▸ YOUR TASK
Pictures in the data below are not part of the copy; transcribe everything else exactly.

====

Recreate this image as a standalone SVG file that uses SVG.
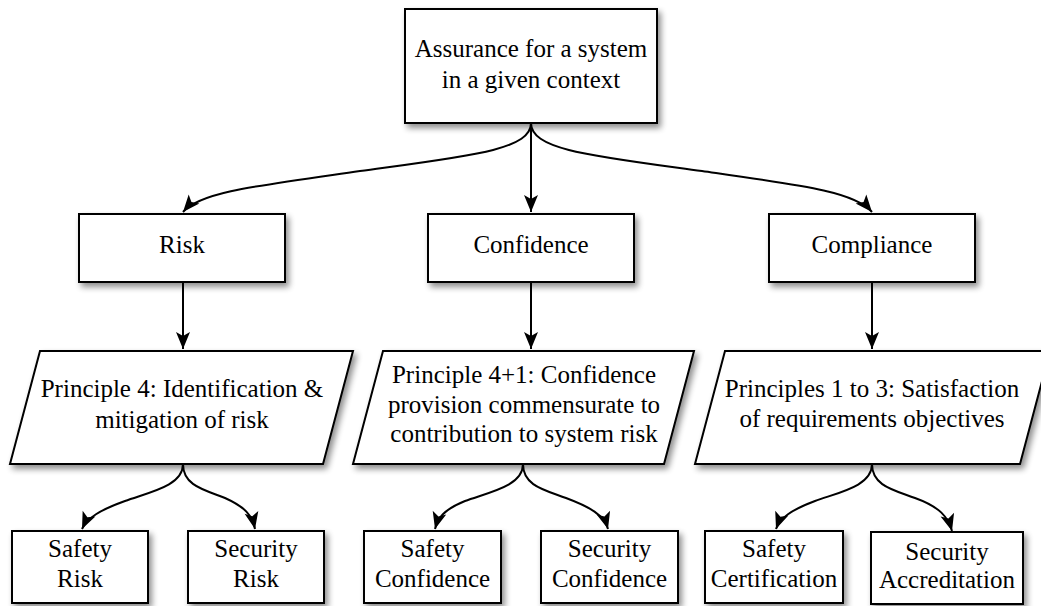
<svg xmlns="http://www.w3.org/2000/svg" width="1041" height="606" viewBox="0 0 1041 606">
<style>
.box{fill:#fff;stroke:#000;stroke-width:2}
.e{fill:none;stroke:#000;stroke-width:2}
</style>
<defs>
<filter id="sh" x="-10%" y="-10%" width="130%" height="150%">
<feGaussianBlur in="SourceAlpha" stdDeviation="3"/>
<feOffset dx="3" dy="4" result="b"/>
<feComponentTransfer><feFuncA type="linear" slope="0.45"/></feComponentTransfer>
<feMerge><feMergeNode/><feMergeNode in="SourceGraphic"/></feMerge>
</filter>
<marker id="ah" markerUnits="userSpaceOnUse" markerWidth="20" markerHeight="16" refX="17" refY="7" orient="auto" overflow="visible">
<path d="M0,0 L17,7 L0,14 L4,7 z" fill="#000"/>
</marker>
</defs>
<rect width="1041" height="606" fill="#fff"/>
<g id="connectors" fill="none" stroke="#000" stroke-width="2" marker-end="url(#ah)">
<path d="M531,123 C531,150 470,156 360,171 C255,186 200,192 183,212"/>
<path d="M531,123 L531,212"/>
<path d="M531,123 C531,150 592,156 702,171 C807,186 855,192 872,212"/>
<path d="M183,282 L183,349"/>
<path d="M531,282 L531,349"/>
<path d="M872,282 L872,349"/>
<path d="M183,464 C183,486 150,492 125,501 C100,510 87,518 82,529"/>
<path d="M183,464 C183,486 205,490 225,498 C245,507 252,515 255,529"/>
<path d="M523,464 C523,486 490,492 465,501 C443,510 438,518 435,529"/>
<path d="M523,464 C523,486 545,490 566,498 C590,507 604,515 608,529"/>
<path d="M872,464 C872,486 840,492 815,501 C791,510 780,518 776,529"/>
<path d="M872,464 C872,486 894,490 915,498 C940,507 948,517 952,531"/>
</g>
<g font-family="Liberation Serif, Times New Roman, DejaVu Serif, serif" font-size="25" text-anchor="middle" fill="#000">
<g id="n-top"><rect class="box" filter="url(#sh)" x="405" y="9" width="252" height="114"/><text x="531" y="57">Assurance for a system</text><text x="531" y="88">in a given context</text></g>
<g id="n-risk"><rect class="box" filter="url(#sh)" x="79" y="214" width="206" height="68"/><text x="182" y="253">Risk</text></g>
<g id="n-confidence"><rect class="box" filter="url(#sh)" x="428" y="214" width="206" height="68"/><text x="531" y="253">Confidence</text></g>
<g id="n-compliance"><rect class="box" filter="url(#sh)" x="769" y="214" width="206" height="68"/><text x="872" y="253">Compliance</text></g>
<g id="n-p4"><polygon class="box" filter="url(#sh)" points="40,351 353,351 323,464 10,464"/><text x="182" y="397">Principle 4: Identification &amp;</text><text x="182" y="428">mitigation of risk</text></g>
<g id="n-p41"><polygon class="box" filter="url(#sh)" points="383,351 694,351 664,464 353,464"/><text x="524" y="383">Principle 4+1: Confidence</text><text x="524" y="413">provision commensurate to</text><text x="524" y="442">contribution to system risk</text></g>
<g id="n-p13"><polygon class="box" filter="url(#sh)" points="725,351 1050,351 1020,464 695,464"/><text x="872" y="397">Principles 1 to 3: Satisfaction</text><text x="872" y="427">of requirements objectives</text></g>
<g id="n-safety-risk"><rect class="box" filter="url(#sh)" x="12" y="531" width="136" height="72"/><text x="80" y="557">Safety</text><text x="80" y="587">Risk</text></g>
<g id="n-security-risk"><rect class="box" filter="url(#sh)" x="188" y="531" width="136" height="72"/><text x="256" y="557">Security</text><text x="256" y="587">Risk</text></g>
<g id="n-safety-conf"><rect class="box" filter="url(#sh)" x="364" y="531" width="137" height="72"/><text x="432.5" y="557">Safety</text><text x="432.5" y="587">Confidence</text></g>
<g id="n-security-conf"><rect class="box" filter="url(#sh)" x="541" y="531" width="137" height="72"/><text x="609.5" y="557">Security</text><text x="609.5" y="587">Confidence</text></g>
<g id="n-safety-cert"><rect class="box" filter="url(#sh)" x="705" y="531" width="138" height="72"/><text x="774" y="557">Safety</text><text x="774" y="587">Certification</text></g>
<g id="n-security-accr"><rect class="box" filter="url(#sh)" x="871" y="532" width="152" height="72"/><text x="947" y="560">Security</text><text x="947" y="588">Accreditation</text></g>
</g>
</svg>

====

▸ EXERCISE OUTPUT
Recreate this image as a standalone SVG file that uses SVG.
<svg xmlns="http://www.w3.org/2000/svg" width="1041" height="606" viewBox="0 0 1041 606">
<style>
.box{fill:#fff;stroke:#000;stroke-width:2}
.e{fill:none;stroke:#000;stroke-width:2}
</style>
<defs>
<filter id="sh" x="-10%" y="-10%" width="130%" height="150%">
<feGaussianBlur in="SourceAlpha" stdDeviation="3"/>
<feOffset dx="3" dy="4" result="b"/>
<feComponentTransfer><feFuncA type="linear" slope="0.45"/></feComponentTransfer>
<feMerge><feMergeNode/><feMergeNode in="SourceGraphic"/></feMerge>
</filter>
<marker id="ah" markerUnits="userSpaceOnUse" markerWidth="20" markerHeight="16" refX="17" refY="7" orient="auto" overflow="visible">
<path d="M0,0 L17,7 L0,14 L4,7 z" fill="#000"/>
</marker>
</defs>
<rect width="1041" height="606" fill="#fff"/>
<g id="connectors" fill="none" stroke="#000" stroke-width="2" marker-end="url(#ah)">
<path d="M531,123 C531,150 470,156 360,171 C255,186 200,192 183,212"/>
<path d="M531,123 L531,212"/>
<path d="M531,123 C531,150 592,156 702,171 C807,186 855,192 872,212"/>
<path d="M183,282 L183,349"/>
<path d="M531,282 L531,349"/>
<path d="M872,282 L872,349"/>
<path d="M183,464 C183,486 150,492 125,501 C100,510 87,518 82,529"/>
<path d="M183,464 C183,486 205,490 225,498 C245,507 252,515 255,529"/>
<path d="M523,464 C523,486 490,492 465,501 C443,510 438,518 435,529"/>
<path d="M523,464 C523,486 545,490 566,498 C590,507 604,515 608,529"/>
<path d="M872,464 C872,486 840,492 815,501 C791,510 780,518 776,529"/>
<path d="M872,464 C872,486 894,490 915,498 C940,507 948,517 952,531"/>
</g>
<g font-family="Liberation Serif, Times New Roman, DejaVu Serif, serif" font-size="25" text-anchor="middle" fill="#000">
<g id="n-top"><rect class="box" filter="url(#sh)" x="405" y="9" width="252" height="114"/><text x="531" y="57">Assurance for a system</text><text x="531" y="88">in a given context</text></g>
<g id="n-risk"><rect class="box" filter="url(#sh)" x="79" y="214" width="206" height="68"/><text x="182" y="253">Risk</text></g>
<g id="n-confidence"><rect class="box" filter="url(#sh)" x="428" y="214" width="206" height="68"/><text x="531" y="253">Confidence</text></g>
<g id="n-compliance"><rect class="box" filter="url(#sh)" x="769" y="214" width="206" height="68"/><text x="872" y="253">Compliance</text></g>
<g id="n-p4"><polygon class="box" filter="url(#sh)" points="40,351 353,351 323,464 10,464"/><text x="182" y="397">Principle 4: Identification &amp;</text><text x="182" y="428">mitigation of risk</text></g>
<g id="n-p41"><polygon class="box" filter="url(#sh)" points="383,351 694,351 664,464 353,464"/><text x="524" y="383">Principle 4+1: Confidence</text><text x="524" y="413">provision commensurate to</text><text x="524" y="442">contribution to system risk</text></g>
<g id="n-p13"><polygon class="box" filter="url(#sh)" points="725,351 1050,351 1020,464 695,464"/><text x="872" y="397">Principles 1 to 3: Satisfaction</text><text x="872" y="427">of requirements objectives</text></g>
<g id="n-safety-risk"><rect class="box" filter="url(#sh)" x="12" y="531" width="136" height="72"/><text x="80" y="557">Safety</text><text x="80" y="587">Risk</text></g>
<g id="n-security-risk"><rect class="box" filter="url(#sh)" x="188" y="531" width="136" height="72"/><text x="256" y="557">Security</text><text x="256" y="587">Risk</text></g>
<g id="n-safety-conf"><rect class="box" filter="url(#sh)" x="364" y="531" width="137" height="72"/><text x="432.5" y="557">Safety</text><text x="432.5" y="587">Confidence</text></g>
<g id="n-security-conf"><rect class="box" filter="url(#sh)" x="541" y="531" width="137" height="72"/><text x="609.5" y="557">Security</text><text x="609.5" y="587">Confidence</text></g>
<g id="n-safety-cert"><rect class="box" filter="url(#sh)" x="705" y="531" width="138" height="72"/><text x="774" y="557">Safety</text><text x="774" y="587">Certification</text></g>
<g id="n-security-accr"><rect class="box" filter="url(#sh)" x="871" y="532" width="152" height="72"/><text x="947" y="560">Security</text><text x="947" y="588">Accreditation</text></g>
</g>
</svg>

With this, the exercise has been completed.